In the U.S. tax code, a little-known provision allows homeowners to rent out their principal residence or second home for up to 14 days a year without having to use that money as income. But the taxpayer cannot deduct any rental expenses associated with this income.
You can earn as much as you want with no restrictions. If your primary or second home is in a desirable area where there is a demand for short-term rentals, this could create a windfall for you.
Think about cities where big sporting events happen like championships. A temporary rental market could exist. For events like PGA tournaments, college basketball tournaments, bowl games, NFL playoffs, or other large events can create a demand for these short-term rentals.
As an example, people in Augusta, Georgia will rent their homes during the Master’s Golf Tournament each year. There are not enough hotel rooms to accommodate the large number of spectators who usually attend in non-pandemic years and the homes will fetch a nice daily rate.
Do not be confused about the different types of properties and what constitutes a home. The original intended use and the actual use will usually determine the type of property.
But we can talk about the four types of property here. Your principal residence is the home you live in. Income property you rent but do not live in. Investment property is held for an increase in value. And finally, inventory which is related to a business, like homes that are built or renovated to be flipped.

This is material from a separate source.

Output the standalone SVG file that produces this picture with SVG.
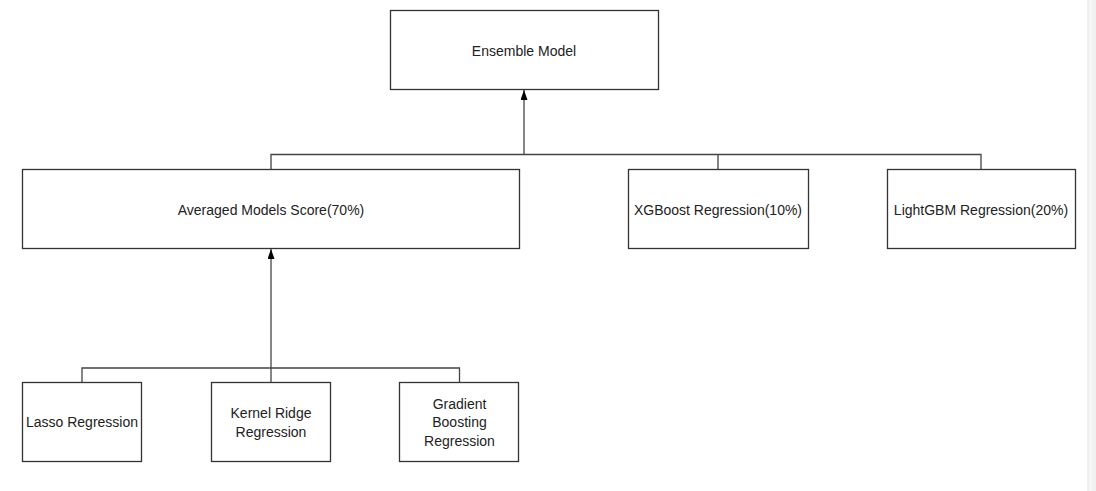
<svg xmlns="http://www.w3.org/2000/svg" width="1096" height="491" viewBox="0 0 1096 491">
<style>
.box{fill:#fff;stroke:#333;stroke-width:1.3}
.lbl{font-family:"Liberation Sans",Arial,sans-serif;font-size:14px;fill:#222;text-anchor:middle}
.con{fill:none;stroke:#444;stroke-width:1.3}
</style>
<defs>
<marker id="arr" markerWidth="7" markerHeight="10" refX="3.5" refY="0" orient="auto-start-reverse" markerUnits="userSpaceOnUse" viewBox="0 0 7 10">
<path d="M0,0 L7,0 L3.5,10 z" fill="#000"/>
</marker>
<marker id="up" markerWidth="7" markerHeight="10" refX="3.5" refY="0" orient="0" markerUnits="userSpaceOnUse" viewBox="0 0 7 10">
<path d="M3.5,0 L7,10 L0,10 z" fill="#000"/>
</marker>
</defs>
<rect x="0" y="0" width="1096" height="491" fill="#fff"/>
<rect x="1087" y="0" width="9" height="491" fill="#f1f1f1"/>
<rect x="1090" y="0" width="1.5" height="491" fill="#fafafa"/>
<g id="connectors">
<path class="con" d="M271,169.5 V154.5 H981 V169.5 M718,154.5 V169.5"/>
<path class="con" d="M524,154.5 V90" marker-end="url(#up)"/>
<path class="con" d="M82,382.5 V368 H459.5 V382.5"/>
<path class="con" d="M271,382.5 V249" marker-end="url(#up)"/>
</g>
<g id="ensemble"><rect class="box" x="390.5" y="10.5" width="268" height="79"/><text class="lbl" x="524" y="56">Ensemble Model</text></g>
<g id="averaged"><rect class="box" x="22.5" y="169.5" width="497" height="79"/><text class="lbl" x="271" y="215">Averaged Models Score(70%)</text></g>
<g id="xgboost"><rect class="box" x="628.5" y="169.5" width="180" height="79"/><text class="lbl" x="718" y="215">XGBoost Regression(10%)</text></g>
<g id="lightgbm"><rect class="box" x="887.5" y="169.5" width="188" height="79"/><text class="lbl" x="981" y="215">LightGBM Regression(20%)</text></g>
<g id="lasso"><rect class="box" x="22.5" y="382.5" width="119" height="79"/><text class="lbl" x="82" y="427">Lasso Regression</text></g>
<g id="kernel"><rect class="box" x="211.5" y="382.5" width="119" height="79"/><text class="lbl" x="271" y="417.5">Kernel Ridge</text><text class="lbl" x="271" y="436.5">Regression</text></g>
<g id="gradient"><rect class="box" x="399.5" y="382.5" width="119" height="79"/><text class="lbl" x="459.5" y="408.5">Gradient</text><text class="lbl" x="459.5" y="427">Boosting</text><text class="lbl" x="459.5" y="445.5">Regression</text></g>
</svg>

We generally use second homes for our enjoyment which is in addition to our primary home. Taxpayers can deduct mortgage interest and property taxes on first and second homes up to a specific limit. What we call a vacation home is a good example of a second home. A rental property could be a vacation home that is rented during the year.
I suggest you check with your insurance agent about your current policy to see if temporary rentals are covered. Make sure to ask about liability in case someone is injured in your home. The coverage conversation might help you decide if you want to go this route or not.